Editoriali

Finale di partita?

Infine è giunto quello che era ampiamente previsto. Benjamin Netanyahu è stato rinviato a giudizio per abuso di ufficio e corruzione in tre casi diversi che hanno a che fare, uno con costosi regali, sigari e champagne e altri due con presunti accordi sottobanco per ottenere una copertura di stampa a lui favorevole. Tutto da dimostrare, naturalmente, e la presunzione di innocenza resta intatta fino a prova contraria, nonostante la sete di giustizia sommaria delle tricoteuses che considerano i processi che lo aspettano un inutile orpello a fronte di una colpevolezza per loro già evidente. Al di là di ciò, e della prevedibile difesa di Netanyahu, che le accuse a lui rivolte fanno parte di una manovra politica con l’obbiettivo di scalzarlo dal premierato, il più lungo che Israele abbia mai avuto, resta il fatto che Melech Bibi, Re Bibi, sembra entrato definitivamente, come il Riccardo terzo shakesperiano, nel suo più profondo inverno di scontento.

E’ vero che non vi è un astro politico che sia sorto all’orizzonte, nessun “sole di York” che possa rimpiazzarlo, certamente non lo è l’anodino Benny Gantz, e non vi è alcuna altra figura in grado di stargli al passo per competenza, carisma, abilità, ma il rinvio a giudizio in un frangente in cui, dopo due inconcludenti tornate elettorali non è riuscito a tornare in auge con un mandato netto, ce lo mostra vistosamente logorato. Non che non combatterà cercando di restare in sella nonostante le contingenze avverse, ma per quanto il Likud gli sia ancora apparentemente fedele-un partito che Netanyahu ha, negli anni, sempre più trasformato in una sorta di guarnigione personale-sono pochi a scommettere sulla sua sopravvivenza politica.

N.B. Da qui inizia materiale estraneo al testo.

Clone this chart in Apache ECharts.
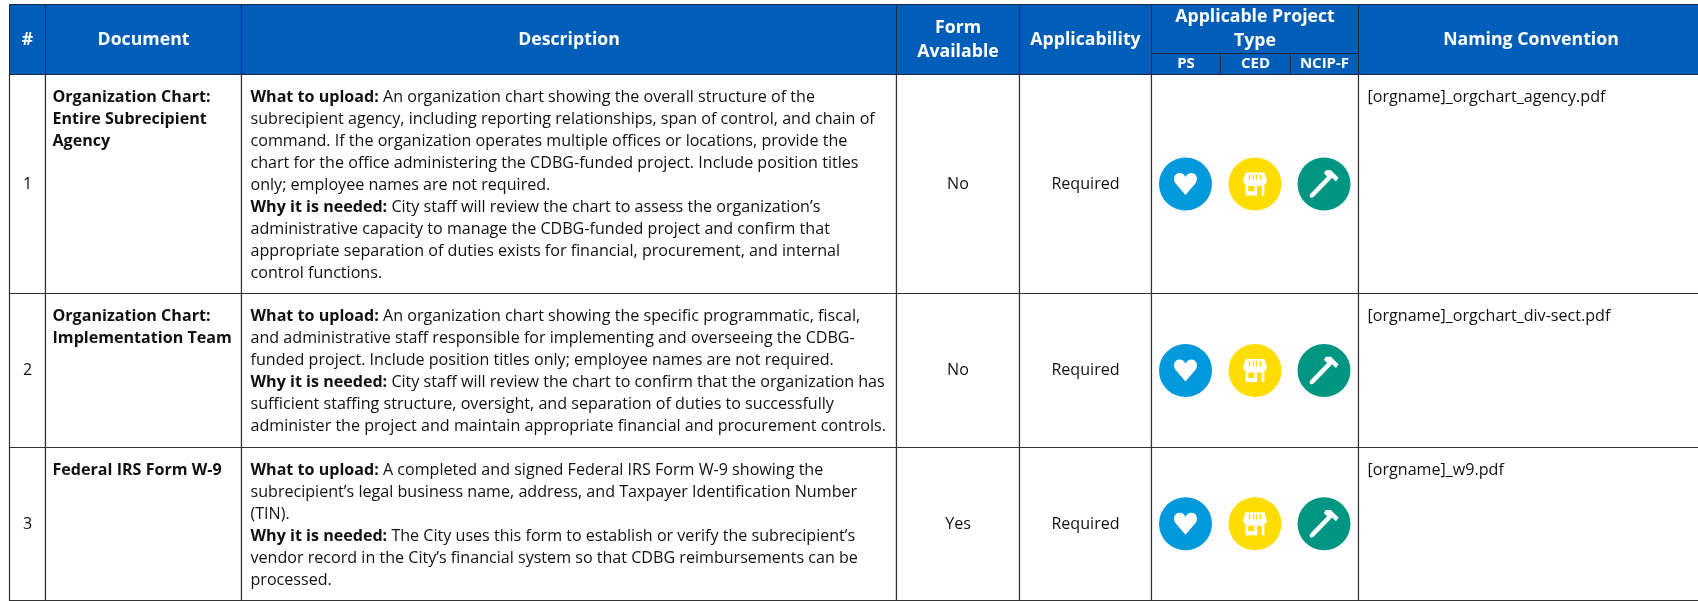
<!DOCTYPE html>
<html><head><meta charset="utf-8">
<script src="https://cdn.jsdelivr.net/npm/echarts@6/dist/echarts.min.js"></script>
<style>html,body{margin:0;padding:0;background:#fff}#c{width:1698px;height:601px}</style></head>
<body><div id="c"></div>
<script>
const headers = ['#','Document','Description','Form\nAvailable','Applicability','Applicable Project\nType','Naming Convention'];
const projectTypes = ['PS','CED','NCIP-F'];
const rows = ['1','2','3'];
const documents = ['Organization Chart:\nEntire Subrecipient\nAgency','Organization Chart:\nImplementation Team','Federal IRS Form W-9'];
const descriptions = [
 '{b|What to upload:} An organization chart showing the overall structure of the\nsubrecipient agency, including reporting relationships, span of control, and chain of\ncommand. If the organization operates multiple offices or locations, provide the\nchart for the office administering the CDBG-funded project. Include position titles\nonly; employee names are not required.\n{b|Why it is needed:} City staff will review the chart to assess the organization’s\nadministrative capacity to manage the CDBG-funded project and confirm that\nappropriate separation of duties exists for financial, procurement, and internal\ncontrol functions.',
 '{b|What to upload:} An organization chart showing the specific programmatic, fiscal,\nand administrative staff responsible for implementing and overseeing the CDBG-\nfunded project. Include position titles only; employee names are not required.\n{b|Why it is needed:} City staff will review the chart to confirm that the organization has\nsufficient staffing structure, oversight, and separation of duties to successfully\nadminister the project and maintain appropriate financial and procurement controls.',
 '{b|What to upload:} A completed and signed Federal IRS Form W-9 showing the\nsubrecipient’s legal business name, address, and Taxpayer Identification Number\n(TIN).\n{b|Why it is needed:} The City uses this form to establish or verify the subrecipient’s\nvendor record in the City’s financial system so that CDBG reimbursements can be\nprocessed.'
];
const formAvailable = ['No','No','Yes'];
const applicability = ['Required','Required','Required'];
const namingConvention = ['[orgname]_orgchart_agency.pdf','[orgname]_orgchart_div-sect.pdf','[orgname]_w9.pdf'];
const typeColors = ['#0099DC','#FFDD00','#009681'];
const typeGlyphs = [
 'path://M12 22.5 L2.5 11.5 C0 8 1 3 5 2 C8 1.3 10.5 2.7 12 5.5 C13.5 2.7 16 1.3 19 2 C23 3 24 8 21.5 11.5 Z',
 'path://M3 1 H21 L23.5 9 Q23.5 12 21 12 V23 H3 V12 Q.5 12 .5 9 Z M6 3 V8 H7.5 V3 Z M10 3 V8 H11.2 V3 Z M13 3 V8 H14.3 V3 Z M16.5 3 V8 H18 V3 Z M5.5 14 V19 H11.5 V14 Z M14 14 V23 H18.5 V14 Z',
 'path://M14 1 L18 1 L24 7 L22 10 L19 7 L17.5 8.5 L4.5 22 Q2.5 23.5 1.5 22.5 Q.5 21 2 19.5 L15 6 L12.5 3.5 Z'
];
const glyphSizes = [23,24,29];
const colSizes = [36,196,655,123,132,69,70,68,345];
const rowSizes = [49,21,219,154,152];
const FONT = '"Open Sans"', INK = '#111', LINE = '#333', BLUE = '#005EB8';

const colNames = ['num','doc','desc','form','app',...projectTypes,'name'];
const rowNames = ['h1','h2',...rows];
const plain = {fontFamily:FONT,fontSize:16.1,color:INK,lineHeight:22,overflow:'none',lineOverflow:'none'};
const centred = {...plain,padding:[2,0,0,0]};
const topLeft = {position:'insideTopLeft',align:'left',verticalAlign:'top',padding:[11.5,9,0,9]};
const head = {fontFamily:FONT,fontWeight:'bold',fontSize:17.7,lineHeight:24,color:'#fff',overflow:'none',lineOverflow:'none'};
const headStyle = {color:BLUE,borderColor:'#1a2a44',borderWidth:1};
const body = [];
[[0,0],[1,1],[2,2],[3,3],[4,4],[8,6]].forEach(([c,h])=>{
  body.push({coord:[c,[0,1]],mergeCells:true,value:headers[h],label:head,itemStyle:headStyle});
});
body.push({coord:[[5,7],0],mergeCells:true,value:headers[5],label:head,itemStyle:headStyle});
projectTypes.forEach((t,k)=>body.push({coord:[5+k,1],value:t,label:{...head,fontSize:15,lineHeight:18},itemStyle:headStyle}));
rows.forEach((r,i)=>{
  const y = i+2;
  body.push({coord:[0,y],value:r,label:centred});
  body.push({coord:[1,y],value:documents[i],label:{...plain,...topLeft,padding:[11.5,7,0,7],fontWeight:'bold'}});
  body.push({coord:[2,y],value:descriptions[i],label:{...plain,...topLeft,rich:{b:{...plain,fontWeight:'bold'}}}});
  body.push({coord:[3,y],value:formAvailable[i],label:centred});
  body.push({coord:[4,y],value:applicability[i],label:centred});
  body.push({coord:[[5,7],y],value:'',mergeCells:true});
  body.push({coord:[8,y],value:namingConvention[i],label:{...plain,...topLeft}});
});
const iconSeries = [];
const iconCols = colSizes.slice(5,8), iconTotal = iconCols.reduce((a,b)=>a+b,0);
projectTypes.forEach((t,k)=>{
  const pts = rows.map(r=>[t,r]);
  const off = iconCols.slice(0,k).reduce((a,b)=>a+b,0)+iconCols[k]/2-iconTotal/2;
  iconSeries.push({type:'scatter',coordinateSystem:'matrix',symbol:'circle',symbolSize:53,symbolOffset:[off,0],data:pts,
    itemStyle:{color:typeColors[k],opacity:1},silent:true,z:5});
  iconSeries.push({type:'scatter',coordinateSystem:'matrix',symbol:typeGlyphs[k],symbolKeepAspect:true,symbolSize:glyphSizes[k],symbolOffset:[off,0],data:pts,
    itemStyle:{color:'#fff',opacity:1},silent:true,z:6});
});
const chart = echarts.init(document.getElementById('c'),null,{renderer:'canvas'});
chart.setOption({
  backgroundColor:'#fff',animation:false,
  matrix:{
    left:9,top:4.5,right:-5,bottom:1,
    x:{show:false,data:colNames.map((c,i)=>({value:c,size:colSizes[i]}))},
    y:{show:false,data:rowNames.map((r,i)=>({value:r,size:rowSizes[i]}))},
    body:{data:body,itemStyle:{color:'#fff',borderColor:LINE,borderWidth:1.2},label:{...plain}},
    backgroundStyle:{color:'#fff',borderColor:LINE,borderWidth:1}
  },
  series:iconSeries
});
</script></body></html>
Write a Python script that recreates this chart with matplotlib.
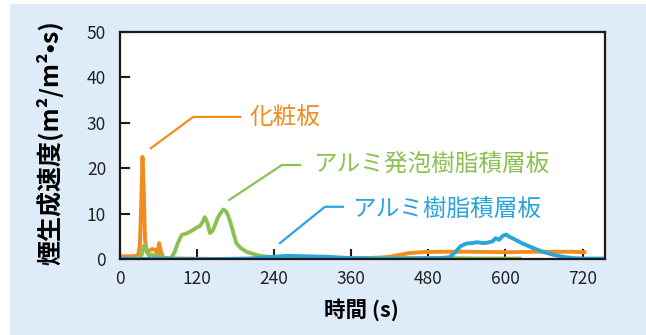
import matplotlib
matplotlib.use("Agg")
import matplotlib.pyplot as plt
from matplotlib.patches import Rectangle

plt.rcParams['font.family'] = ['Noto Sans CJK JP', 'DejaVu Sans']

# 化粧板
t_kesho = [0, 10, 20, 28, 31, 33, 35, 37, 39, 42, 45, 50, 55, 58, 61, 64, 67, 72, 80,
           100, 150, 200, 250, 300, 350, 400, 420, 435, 450, 470, 500, 550, 600, 650, 700, 723]
v_kesho = [0.6, 0.6, 0.6, 0.8, 3.0, 12.0, 22.5, 15.0, 4.0, 1.5, 1.8, 2.2, 2.0, 1.2, 3.5, 1.5, 0.4, 0.2, 0.1,
           0.1, 0.0, 0.0, 0.0, 0.0, 0.1, 0.2, 0.5, 0.9, 1.3, 1.5, 1.6, 1.6, 1.5, 1.6, 1.6, 1.5]

# アルミ発泡樹脂積層板
t_foam = [0, 20, 30, 34, 37, 39, 42, 45, 50, 55, 60, 65, 70, 75, 80, 85, 90, 96, 103, 109,
          115, 120, 124, 128, 132, 136, 140, 144, 148, 152, 156, 161, 165, 168, 172, 176,
          181, 188, 197, 210, 218, 230, 250, 280, 320, 360, 400, 440, 480, 520, 560, 600, 622]
v_foam = [0.1, 0.1, 0.3, 1.0, 2.8, 3.0, 1.5, 0.8, 1.0, 0.6, 1.0, 0.3, 0.0, 0.0, 0.3, 1.5, 3.5, 5.3, 5.6, 6.0,
          6.5, 7.0, 7.2, 8.0, 9.2, 8.0, 5.7, 6.2, 7.5, 9.0, 10.0, 10.9, 10.5, 9.7, 8.0, 6.0,
          3.5, 2.4, 1.6, 1.0, 0.7, 0.5, 0.3, 0.2, 0.1, 0.1, 0.3, 0.2, 0.2, 0.2, 0.1, 0.1, 0.1]

# アルミ樹脂積層板
t_resin = [0, 30, 60, 100, 150, 200, 230, 260, 290, 320, 360, 400, 450, 500, 513, 522, 530, 539,
           548, 556, 565, 572, 580, 585, 590, 596, 601, 606, 612, 620, 627, 640, 658, 675, 689,
           705, 720, 740, 755]
v_resin = [0.1, 0.0, 0.1, 0.0, 0.0, 0.1, 0.4, 0.7, 0.6, 0.5, 0.2, 0.1, 0.1, 0.2, 0.4, 1.5, 2.8, 3.4,
           3.5, 3.7, 3.5, 3.6, 3.9, 4.6, 4.2, 5.1, 5.4, 4.9, 4.5, 3.9, 3.4, 2.6, 1.6, 0.9, 0.5,
           0.2, 0.1, 0.1, 0.1]

x_ticks = [0, 120, 240, 360, 480, 600, 720]
y_ticks = [0, 10, 20, 30, 40, 50]

c_orange = '#F18D1F'
c_green = '#8CC152'
c_blue = '#2AA5DC'
c_axis = '#231815'

fig = plt.figure(figsize=(6.46, 3.35), dpi=100)
fig.patch.set_facecolor('white')
fig.patches.append(Rectangle((10 / 646, 0), 1, 1 - 4 / 335, transform=fig.transFigure,
                             facecolor='#DEEBF8', edgecolor='none', zorder=-1))

ax = fig.add_axes([120 / 646, 1 - 259 / 335, 485 / 646, 227 / 335])
ax.set_facecolor('white')

ax.plot(t_kesho, v_kesho, color=c_orange, lw=2.8, solid_joinstyle='round')
ax.plot(t_foam, v_foam, color=c_green, lw=2.8, solid_joinstyle='round')
ax.plot(t_resin, v_resin, color=c_blue, lw=2.8, solid_joinstyle='round')

ax.set_xlim(0, 755)
ax.set_ylim(0, 50)
ax.set_xticks(x_ticks)
ax.set_yticks(y_ticks)
ax.tick_params(direction='in', length=7, width=1.5, color=c_axis, labelsize=12.5,
               labelcolor='#222222')
ax.tick_params(axis='x', pad=8)
ax.tick_params(axis='y', pad=10)
for s in ax.spines.values():
    s.set_linewidth(1.6)
    s.set_color(c_axis)

# leader lines and series names
leaders = [
    ([48, 114, 187], [24.4, 31.3, 31.3], 202, 31.1, '化粧板', c_orange),
    ([170, 252, 280], [13.0, 20.7, 20.7], 301, 20.9, 'アルミ発泡樹脂積層板', c_green),
    ([249, 319, 347], [3.5, 11.5, 11.5], 361, 10.9, 'アルミ樹脂積層板', c_blue),
]
for xs, ys, tx, ty, name, col in leaders:
    ax.plot(xs, ys, color=col, lw=1.6, clip_on=False)
    ax.text(tx, ty, name, color=col, fontsize=17, ha='left', va='center')

fig.text(361 / 646, 1 - 310 / 335, '時間 (s)', fontsize=15.5, fontweight='bold',
         ha='center', va='center')
fig.text(50 / 646, 1 - 143 / 335, '煙生成速度(m²/m²•s)', fontsize=18, fontweight='bold',
         rotation=90, ha='center', va='center')

fig.savefig('out.png', dpi=100)
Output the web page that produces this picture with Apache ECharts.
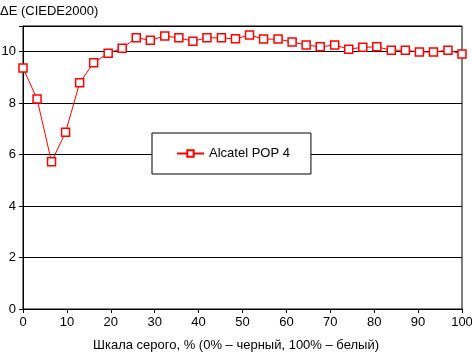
<!DOCTYPE html>
<html><head><meta charset="utf-8">
<script src="https://cdn.jsdelivr.net/npm/echarts@6/dist/echarts.min.js"></script>
<style>html,body{margin:0;padding:0;background:#fff}#c{width:472px;height:352px}</style>
</head><body><div id="c"></div>
<script>
const seriesName = 'Alcatel POP 4';
const grayLevels = [0, 3.2, 6.5, 9.7, 12.9, 16.1, 19.4, 22.6, 25.8, 29, 32.3, 35.5, 38.7, 41.9, 45.2, 48.4, 51.6, 54.8, 58.1, 61.3, 64.5, 67.7, 71, 74.2, 77.4, 80.6, 83.9, 87.1, 90.3, 93.5, 96.8, 100];
const deltaE = [9.37, 8.16, 5.72, 6.87, 8.79, 9.57, 9.94, 10.14, 10.54, 10.45, 10.61, 10.54, 10.41, 10.54, 10.54, 10.5, 10.65, 10.49, 10.49, 10.38, 10.26, 10.19, 10.26, 10.1, 10.17, 10.19, 10.06, 10.06, 9.99, 9.99, 10.06, 9.91];
const xTitle = 'Шкала серого, % (0% – черный, 100% – белый)';
const yTitle = 'ΔE (CIEDE2000)';

const font = 'Liberation Sans, Arial, sans-serif';
const chart = echarts.init(document.getElementById('c'), null, {renderer: 'canvas'});
chart.setOption({
  animation: false,
  backgroundColor: '#fff',
  grid: {left: 23, right: 10, top: 26, bottom: 43, outerBoundsMode: 'none', containLabel: false,
    show: true, borderColor: '#000', borderWidth: 1, backgroundColor: 'transparent'},
  title: [
    {text: yTitle, left: -5, top: 0, textStyle: {fontFamily: font, fontSize: 13, fontWeight: 'normal', color: '#000'}},
    {text: xTitle, left: 'center', top: 334, textStyle: {fontFamily: font, fontSize: 13, fontWeight: 'normal', color: '#000'}}
  ],
  legend: {
    data: [seriesName], left: 152, top: 133,
    padding: [14, 21, 14, 24],
    borderColor: '#000', borderWidth: 1, backgroundColor: '#fff',
    itemWidth: 27, itemHeight: 8, itemGap: 5,
    textStyle: {fontFamily: font, fontSize: 13, color: '#000'}
  },
  xAxis: {
    type: 'value', min: 0, max: 100, interval: 10,
    axisLine: {show: true, lineStyle: {color: '#000', width: 1}},
    axisTick: {show: true, inside: false, length: 4, lineStyle: {color: '#000'}},
    axisLabel: {fontFamily: font, fontSize: 13, color: '#000', margin: 7},
    splitLine: {show: false}
  },
  yAxis: {
    type: 'value', min: 0, max: 11, interval: 2,
    axisLine: {show: true, lineStyle: {color: '#000', width: 1}},
    axisTick: {show: true, inside: false, length: 4, lineStyle: {color: '#000'}},
    axisLabel: {fontFamily: font, fontSize: 13, color: '#000', margin: 7,
      formatter: v => (v % 2 === 0 ? String(v) : '')},
    splitLine: {show: true, lineStyle: {color: '#000', width: 1}}
  },
  series: [{
    name: seriesName, type: 'line',
    data: grayLevels.map((x, i) => [x, deltaE[i]]),
    symbol: 'rect', symbolSize: 8, showAllSymbol: true,
    lineStyle: {color: '#ff0000', width: 1},
    itemStyle: {color: '#fff', borderColor: '#ff0000', borderWidth: 1.5},
    emphasis: {disabled: true}
  }]
});
</script></body></html>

Quello di Netanyahu è sicuramente un grande futuro dietro alle spalle, in cui la consumata abilità di promoter di Israele e di infaticabile tessitore di relazioni ai massimi livelli istituzionali internazionali, sono stati due degli ingredienti più smaglianti della sua parabola politica. La questione non è qui quella della sua innocenza o della sua colpevolezza (i reati che avrebbe eventualmente commesso sono risibili per lo standard disincantato di qualsiasi adepto della Realpolitik), ma il fatto che, data la mancanza di una nuova coalizione di governo salda e l’indebolimento politico della sua figura dopo il rinvio a giudizio, il finale di partita, se non immediato, appare solo differito.